• **What the task asks**
Check each line for the string "this", then give only how many lines have it.
┄┄┄┄┄┄┄┄┄┄
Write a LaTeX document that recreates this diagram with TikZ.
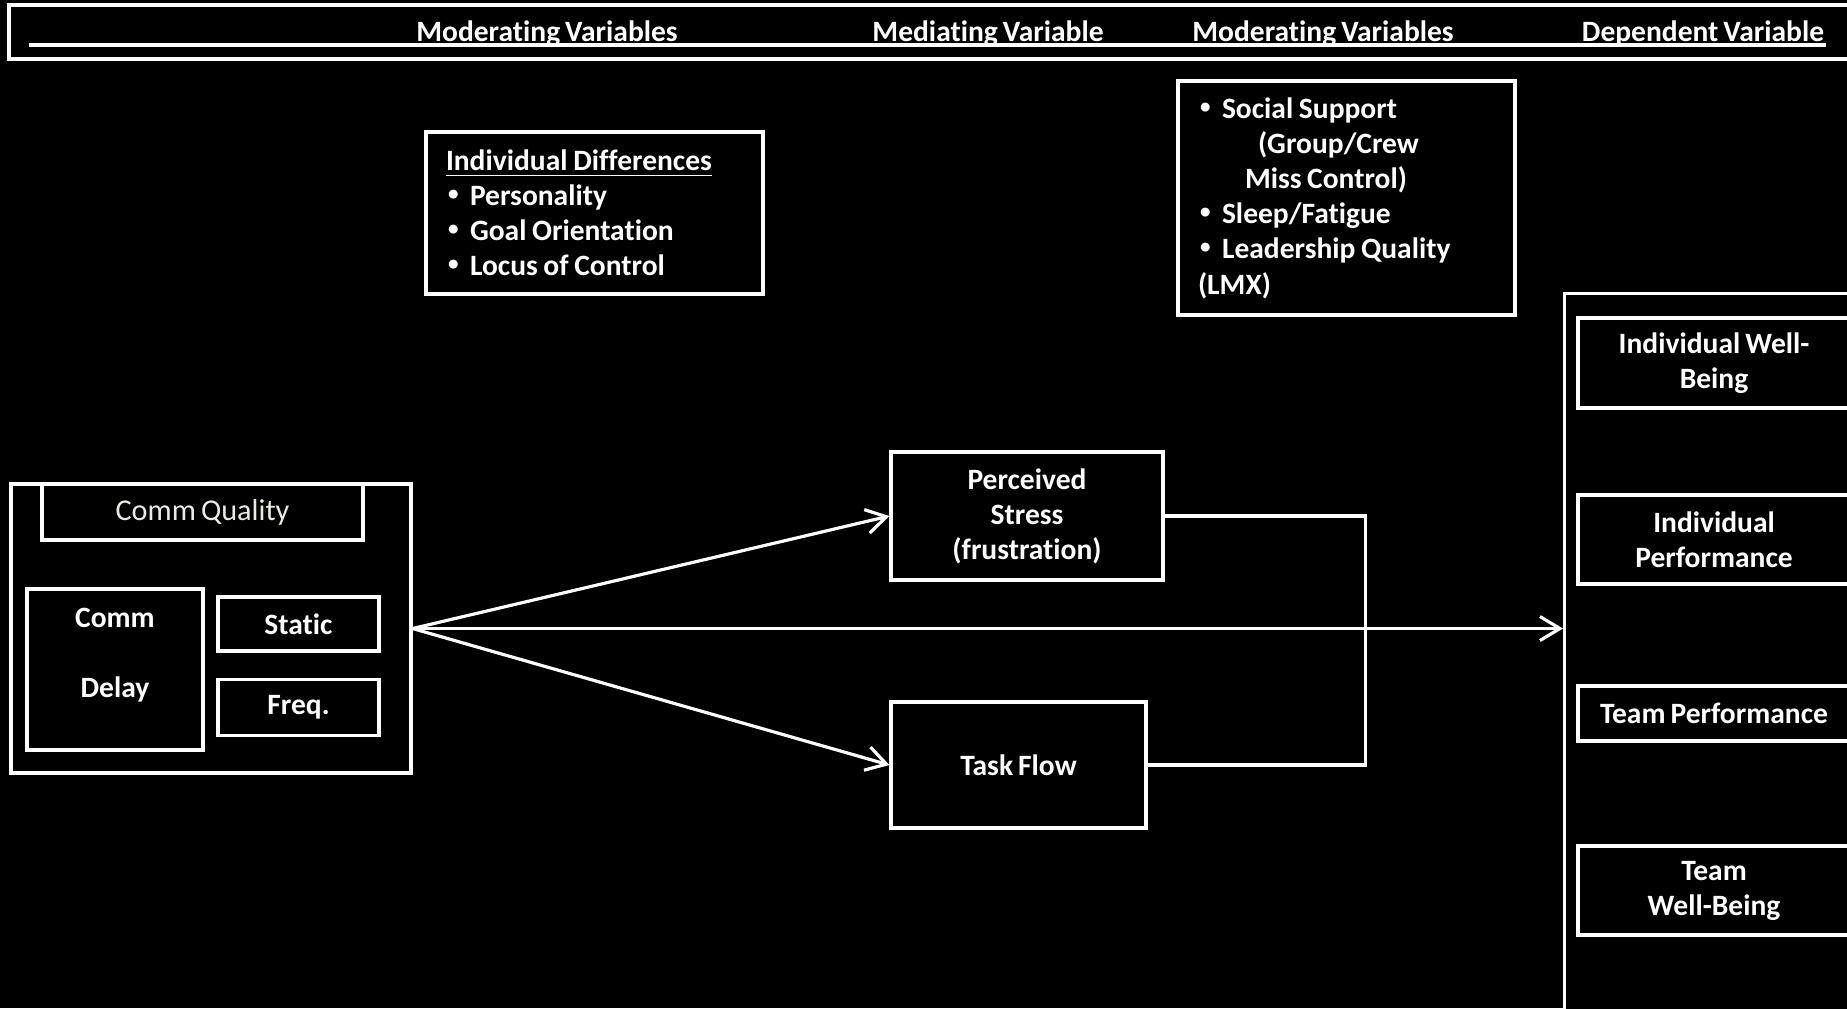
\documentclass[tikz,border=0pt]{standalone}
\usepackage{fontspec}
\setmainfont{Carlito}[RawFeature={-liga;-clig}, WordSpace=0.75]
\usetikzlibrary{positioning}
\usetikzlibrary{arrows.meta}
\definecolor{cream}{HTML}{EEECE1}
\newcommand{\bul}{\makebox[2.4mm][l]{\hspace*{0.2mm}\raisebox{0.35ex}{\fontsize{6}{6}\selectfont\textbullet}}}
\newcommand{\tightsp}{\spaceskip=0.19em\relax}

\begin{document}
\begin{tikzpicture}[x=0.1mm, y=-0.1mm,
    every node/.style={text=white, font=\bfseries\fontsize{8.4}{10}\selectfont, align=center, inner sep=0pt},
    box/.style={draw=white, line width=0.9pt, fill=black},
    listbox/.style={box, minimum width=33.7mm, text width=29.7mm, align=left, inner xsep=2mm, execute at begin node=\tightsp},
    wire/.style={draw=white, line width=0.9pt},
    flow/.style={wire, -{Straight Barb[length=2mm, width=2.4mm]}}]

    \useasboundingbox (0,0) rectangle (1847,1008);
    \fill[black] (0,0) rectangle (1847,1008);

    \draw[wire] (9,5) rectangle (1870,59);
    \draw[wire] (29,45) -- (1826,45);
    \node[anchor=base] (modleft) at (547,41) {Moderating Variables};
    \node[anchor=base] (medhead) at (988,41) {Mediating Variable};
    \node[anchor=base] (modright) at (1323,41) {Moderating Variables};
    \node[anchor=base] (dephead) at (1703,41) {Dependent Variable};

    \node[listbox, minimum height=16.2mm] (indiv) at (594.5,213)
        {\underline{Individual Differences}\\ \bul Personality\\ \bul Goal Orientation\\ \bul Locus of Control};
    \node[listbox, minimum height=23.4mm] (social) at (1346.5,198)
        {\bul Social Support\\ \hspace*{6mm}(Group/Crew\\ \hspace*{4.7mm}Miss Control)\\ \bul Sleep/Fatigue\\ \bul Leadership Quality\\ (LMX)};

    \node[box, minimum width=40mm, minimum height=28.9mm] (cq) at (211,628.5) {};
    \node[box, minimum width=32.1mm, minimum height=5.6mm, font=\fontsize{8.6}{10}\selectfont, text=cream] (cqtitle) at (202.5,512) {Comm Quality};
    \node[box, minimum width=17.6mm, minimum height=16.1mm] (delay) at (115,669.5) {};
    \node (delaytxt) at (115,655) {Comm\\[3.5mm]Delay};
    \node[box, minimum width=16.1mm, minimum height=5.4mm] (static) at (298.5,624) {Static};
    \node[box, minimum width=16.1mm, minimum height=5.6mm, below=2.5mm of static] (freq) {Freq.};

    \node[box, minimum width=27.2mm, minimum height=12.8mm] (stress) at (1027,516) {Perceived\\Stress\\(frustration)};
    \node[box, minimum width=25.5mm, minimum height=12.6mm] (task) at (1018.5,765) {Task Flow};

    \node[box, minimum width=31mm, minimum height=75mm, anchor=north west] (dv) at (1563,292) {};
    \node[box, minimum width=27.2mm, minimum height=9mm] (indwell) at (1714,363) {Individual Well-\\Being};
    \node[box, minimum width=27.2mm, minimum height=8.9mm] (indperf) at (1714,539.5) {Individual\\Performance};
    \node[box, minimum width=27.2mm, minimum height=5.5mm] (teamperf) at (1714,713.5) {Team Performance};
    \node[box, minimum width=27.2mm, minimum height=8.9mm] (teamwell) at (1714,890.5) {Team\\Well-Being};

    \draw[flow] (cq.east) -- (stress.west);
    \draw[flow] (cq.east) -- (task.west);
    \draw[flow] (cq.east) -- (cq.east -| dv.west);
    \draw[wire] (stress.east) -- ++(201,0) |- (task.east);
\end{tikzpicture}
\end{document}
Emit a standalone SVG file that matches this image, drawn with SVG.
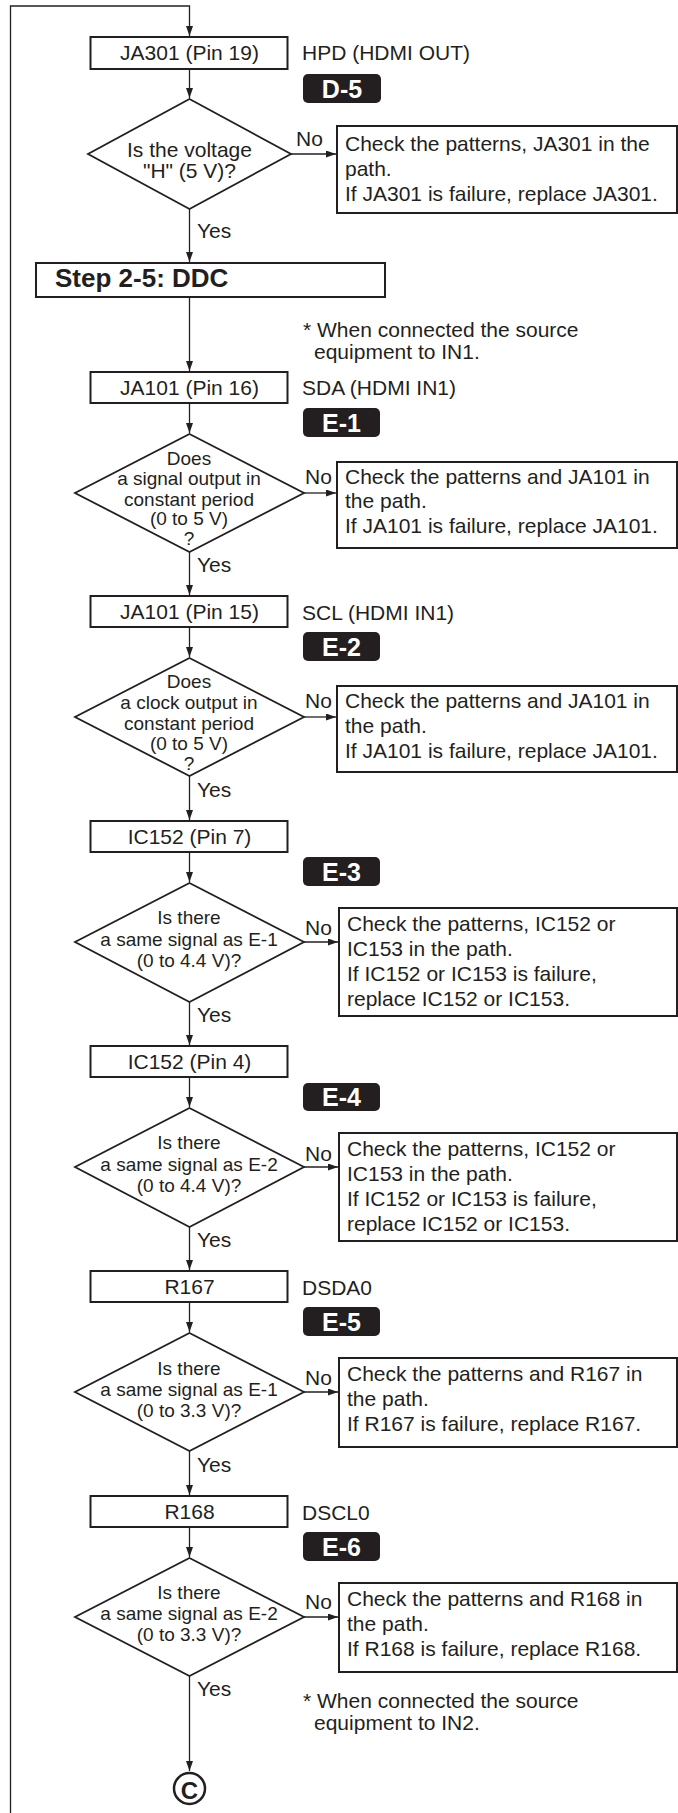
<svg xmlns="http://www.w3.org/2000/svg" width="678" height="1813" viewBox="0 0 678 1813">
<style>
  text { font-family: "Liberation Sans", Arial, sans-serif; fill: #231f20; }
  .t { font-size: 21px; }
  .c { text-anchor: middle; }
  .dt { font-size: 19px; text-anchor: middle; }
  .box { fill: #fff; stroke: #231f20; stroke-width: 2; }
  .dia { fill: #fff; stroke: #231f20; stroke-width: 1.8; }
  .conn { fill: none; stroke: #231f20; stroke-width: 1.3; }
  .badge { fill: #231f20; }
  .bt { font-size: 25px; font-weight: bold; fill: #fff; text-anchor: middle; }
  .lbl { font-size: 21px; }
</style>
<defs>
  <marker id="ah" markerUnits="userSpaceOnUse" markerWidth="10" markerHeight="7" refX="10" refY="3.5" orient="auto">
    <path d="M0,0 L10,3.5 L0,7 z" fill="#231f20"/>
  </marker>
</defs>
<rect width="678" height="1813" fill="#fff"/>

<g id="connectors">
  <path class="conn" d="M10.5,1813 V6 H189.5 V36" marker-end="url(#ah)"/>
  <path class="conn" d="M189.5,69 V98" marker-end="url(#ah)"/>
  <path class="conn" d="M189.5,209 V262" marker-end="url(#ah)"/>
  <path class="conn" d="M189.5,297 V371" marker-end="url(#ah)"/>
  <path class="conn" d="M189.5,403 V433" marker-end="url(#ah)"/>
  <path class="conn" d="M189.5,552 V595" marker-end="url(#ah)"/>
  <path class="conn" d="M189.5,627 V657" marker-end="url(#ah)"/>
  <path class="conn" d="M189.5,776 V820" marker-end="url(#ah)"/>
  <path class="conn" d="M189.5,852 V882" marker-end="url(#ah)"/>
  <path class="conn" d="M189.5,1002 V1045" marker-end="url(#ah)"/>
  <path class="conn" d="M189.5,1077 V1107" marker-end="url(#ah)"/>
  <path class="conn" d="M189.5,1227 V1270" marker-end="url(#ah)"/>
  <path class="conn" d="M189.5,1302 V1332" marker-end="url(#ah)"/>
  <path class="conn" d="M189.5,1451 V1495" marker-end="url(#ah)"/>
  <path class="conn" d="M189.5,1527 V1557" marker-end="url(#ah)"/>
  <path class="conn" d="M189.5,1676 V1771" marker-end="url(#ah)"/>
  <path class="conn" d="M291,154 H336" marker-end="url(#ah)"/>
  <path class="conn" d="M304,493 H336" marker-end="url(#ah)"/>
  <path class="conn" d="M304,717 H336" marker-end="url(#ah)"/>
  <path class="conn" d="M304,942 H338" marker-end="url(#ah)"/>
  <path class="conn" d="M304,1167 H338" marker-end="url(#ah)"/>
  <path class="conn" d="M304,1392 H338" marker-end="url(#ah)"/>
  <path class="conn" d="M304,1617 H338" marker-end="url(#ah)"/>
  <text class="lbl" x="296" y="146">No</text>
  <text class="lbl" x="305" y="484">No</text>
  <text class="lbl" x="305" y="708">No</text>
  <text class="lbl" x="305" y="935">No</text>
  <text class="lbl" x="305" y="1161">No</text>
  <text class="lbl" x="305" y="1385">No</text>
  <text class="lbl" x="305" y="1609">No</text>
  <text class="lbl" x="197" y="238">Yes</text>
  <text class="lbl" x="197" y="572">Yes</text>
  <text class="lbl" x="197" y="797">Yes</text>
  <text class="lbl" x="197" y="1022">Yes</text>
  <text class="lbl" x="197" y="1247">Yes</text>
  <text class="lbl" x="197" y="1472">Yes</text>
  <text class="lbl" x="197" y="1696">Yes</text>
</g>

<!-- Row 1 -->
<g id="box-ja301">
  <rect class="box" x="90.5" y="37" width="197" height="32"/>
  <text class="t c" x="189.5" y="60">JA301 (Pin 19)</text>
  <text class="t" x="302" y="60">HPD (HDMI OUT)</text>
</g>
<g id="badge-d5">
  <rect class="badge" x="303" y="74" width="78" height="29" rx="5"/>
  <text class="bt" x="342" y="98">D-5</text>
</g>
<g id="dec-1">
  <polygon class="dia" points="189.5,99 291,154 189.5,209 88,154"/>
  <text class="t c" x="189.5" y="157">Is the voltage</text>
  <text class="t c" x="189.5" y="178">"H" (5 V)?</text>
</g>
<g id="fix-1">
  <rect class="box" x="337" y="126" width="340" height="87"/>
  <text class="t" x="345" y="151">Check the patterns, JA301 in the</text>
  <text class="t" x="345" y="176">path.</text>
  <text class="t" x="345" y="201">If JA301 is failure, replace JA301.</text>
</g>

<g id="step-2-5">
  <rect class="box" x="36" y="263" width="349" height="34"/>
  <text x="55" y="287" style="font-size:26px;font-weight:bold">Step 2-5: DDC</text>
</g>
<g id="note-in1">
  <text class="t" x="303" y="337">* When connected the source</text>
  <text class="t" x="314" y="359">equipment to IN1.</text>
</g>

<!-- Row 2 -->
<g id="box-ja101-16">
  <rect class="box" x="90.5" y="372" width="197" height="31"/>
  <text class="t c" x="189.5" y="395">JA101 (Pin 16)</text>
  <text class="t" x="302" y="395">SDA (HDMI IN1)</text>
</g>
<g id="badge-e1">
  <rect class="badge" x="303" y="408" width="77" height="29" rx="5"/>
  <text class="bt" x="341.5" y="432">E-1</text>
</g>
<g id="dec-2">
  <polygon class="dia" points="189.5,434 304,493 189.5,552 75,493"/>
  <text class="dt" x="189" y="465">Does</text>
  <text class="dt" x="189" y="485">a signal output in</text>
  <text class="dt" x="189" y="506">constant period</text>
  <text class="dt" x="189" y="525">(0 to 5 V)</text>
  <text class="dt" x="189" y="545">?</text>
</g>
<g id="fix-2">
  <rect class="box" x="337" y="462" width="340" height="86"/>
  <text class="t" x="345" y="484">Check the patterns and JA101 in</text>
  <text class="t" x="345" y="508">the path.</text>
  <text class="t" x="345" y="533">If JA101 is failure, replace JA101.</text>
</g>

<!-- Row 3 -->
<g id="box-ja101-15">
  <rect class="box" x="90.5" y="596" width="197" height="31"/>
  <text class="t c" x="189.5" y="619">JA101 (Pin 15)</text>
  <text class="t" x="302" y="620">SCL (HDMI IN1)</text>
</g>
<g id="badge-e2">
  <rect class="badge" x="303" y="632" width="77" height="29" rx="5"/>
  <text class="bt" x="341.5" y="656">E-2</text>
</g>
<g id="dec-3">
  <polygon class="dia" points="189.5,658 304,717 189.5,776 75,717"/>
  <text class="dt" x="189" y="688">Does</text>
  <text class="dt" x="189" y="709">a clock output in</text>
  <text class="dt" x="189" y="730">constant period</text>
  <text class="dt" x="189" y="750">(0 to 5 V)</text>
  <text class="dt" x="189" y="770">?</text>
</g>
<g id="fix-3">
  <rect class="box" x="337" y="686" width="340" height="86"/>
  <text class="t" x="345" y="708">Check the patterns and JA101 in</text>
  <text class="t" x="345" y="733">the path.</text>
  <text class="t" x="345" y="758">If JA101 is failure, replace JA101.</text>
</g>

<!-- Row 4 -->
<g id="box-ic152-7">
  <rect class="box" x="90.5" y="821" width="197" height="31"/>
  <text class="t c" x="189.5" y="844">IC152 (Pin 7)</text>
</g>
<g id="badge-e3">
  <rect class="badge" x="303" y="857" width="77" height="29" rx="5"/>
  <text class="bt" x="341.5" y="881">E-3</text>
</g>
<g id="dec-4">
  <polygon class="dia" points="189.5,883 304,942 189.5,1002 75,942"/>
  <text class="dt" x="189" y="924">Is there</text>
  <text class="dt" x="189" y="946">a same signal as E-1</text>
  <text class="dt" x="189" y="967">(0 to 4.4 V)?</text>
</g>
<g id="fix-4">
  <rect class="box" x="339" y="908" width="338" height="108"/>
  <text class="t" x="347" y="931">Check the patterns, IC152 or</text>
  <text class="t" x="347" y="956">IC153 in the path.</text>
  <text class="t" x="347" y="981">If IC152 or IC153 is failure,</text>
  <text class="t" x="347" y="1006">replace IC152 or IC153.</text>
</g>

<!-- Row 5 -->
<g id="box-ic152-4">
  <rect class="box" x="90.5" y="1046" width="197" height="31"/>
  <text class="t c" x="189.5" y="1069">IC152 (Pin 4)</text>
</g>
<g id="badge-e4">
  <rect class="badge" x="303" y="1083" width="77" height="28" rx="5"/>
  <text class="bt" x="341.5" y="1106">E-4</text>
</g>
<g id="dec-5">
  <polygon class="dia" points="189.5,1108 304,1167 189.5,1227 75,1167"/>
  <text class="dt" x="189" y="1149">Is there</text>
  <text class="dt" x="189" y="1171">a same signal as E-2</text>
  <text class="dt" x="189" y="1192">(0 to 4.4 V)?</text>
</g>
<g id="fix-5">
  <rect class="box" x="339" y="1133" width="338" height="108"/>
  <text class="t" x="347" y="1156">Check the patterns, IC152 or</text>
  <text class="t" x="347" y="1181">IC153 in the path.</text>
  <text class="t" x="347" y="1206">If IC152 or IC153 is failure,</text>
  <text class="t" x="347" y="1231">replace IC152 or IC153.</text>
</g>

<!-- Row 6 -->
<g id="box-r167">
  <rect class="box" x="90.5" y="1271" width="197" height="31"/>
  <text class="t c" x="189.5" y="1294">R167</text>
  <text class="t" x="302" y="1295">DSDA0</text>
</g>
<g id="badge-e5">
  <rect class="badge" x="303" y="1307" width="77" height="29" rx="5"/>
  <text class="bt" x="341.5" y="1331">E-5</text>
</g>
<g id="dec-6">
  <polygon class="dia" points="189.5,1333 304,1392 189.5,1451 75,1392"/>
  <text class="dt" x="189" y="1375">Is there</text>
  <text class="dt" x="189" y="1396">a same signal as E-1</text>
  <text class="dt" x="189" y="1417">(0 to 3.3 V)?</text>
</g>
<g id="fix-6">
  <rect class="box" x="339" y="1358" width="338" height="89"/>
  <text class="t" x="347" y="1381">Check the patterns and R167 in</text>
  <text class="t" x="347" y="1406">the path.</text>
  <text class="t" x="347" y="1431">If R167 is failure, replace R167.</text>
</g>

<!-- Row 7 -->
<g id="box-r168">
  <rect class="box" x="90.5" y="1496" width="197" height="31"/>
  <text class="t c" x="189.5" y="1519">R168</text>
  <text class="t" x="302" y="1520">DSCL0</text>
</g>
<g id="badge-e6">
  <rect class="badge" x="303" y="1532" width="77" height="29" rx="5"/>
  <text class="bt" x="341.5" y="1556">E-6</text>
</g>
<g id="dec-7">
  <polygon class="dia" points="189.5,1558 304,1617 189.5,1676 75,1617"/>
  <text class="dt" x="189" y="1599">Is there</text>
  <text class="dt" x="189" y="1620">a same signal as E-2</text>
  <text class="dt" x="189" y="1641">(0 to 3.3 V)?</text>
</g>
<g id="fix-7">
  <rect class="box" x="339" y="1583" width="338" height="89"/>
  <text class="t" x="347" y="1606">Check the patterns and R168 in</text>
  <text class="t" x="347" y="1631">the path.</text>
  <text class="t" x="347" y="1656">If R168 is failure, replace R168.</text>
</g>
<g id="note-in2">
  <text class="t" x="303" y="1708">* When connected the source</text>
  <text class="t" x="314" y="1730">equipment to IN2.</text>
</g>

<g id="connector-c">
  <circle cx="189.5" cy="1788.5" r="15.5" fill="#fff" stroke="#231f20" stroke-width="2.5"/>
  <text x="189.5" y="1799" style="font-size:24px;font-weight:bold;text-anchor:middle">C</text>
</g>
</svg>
┄┄┄┄┄┄┄┄┄┄
• **Exercise solution**
2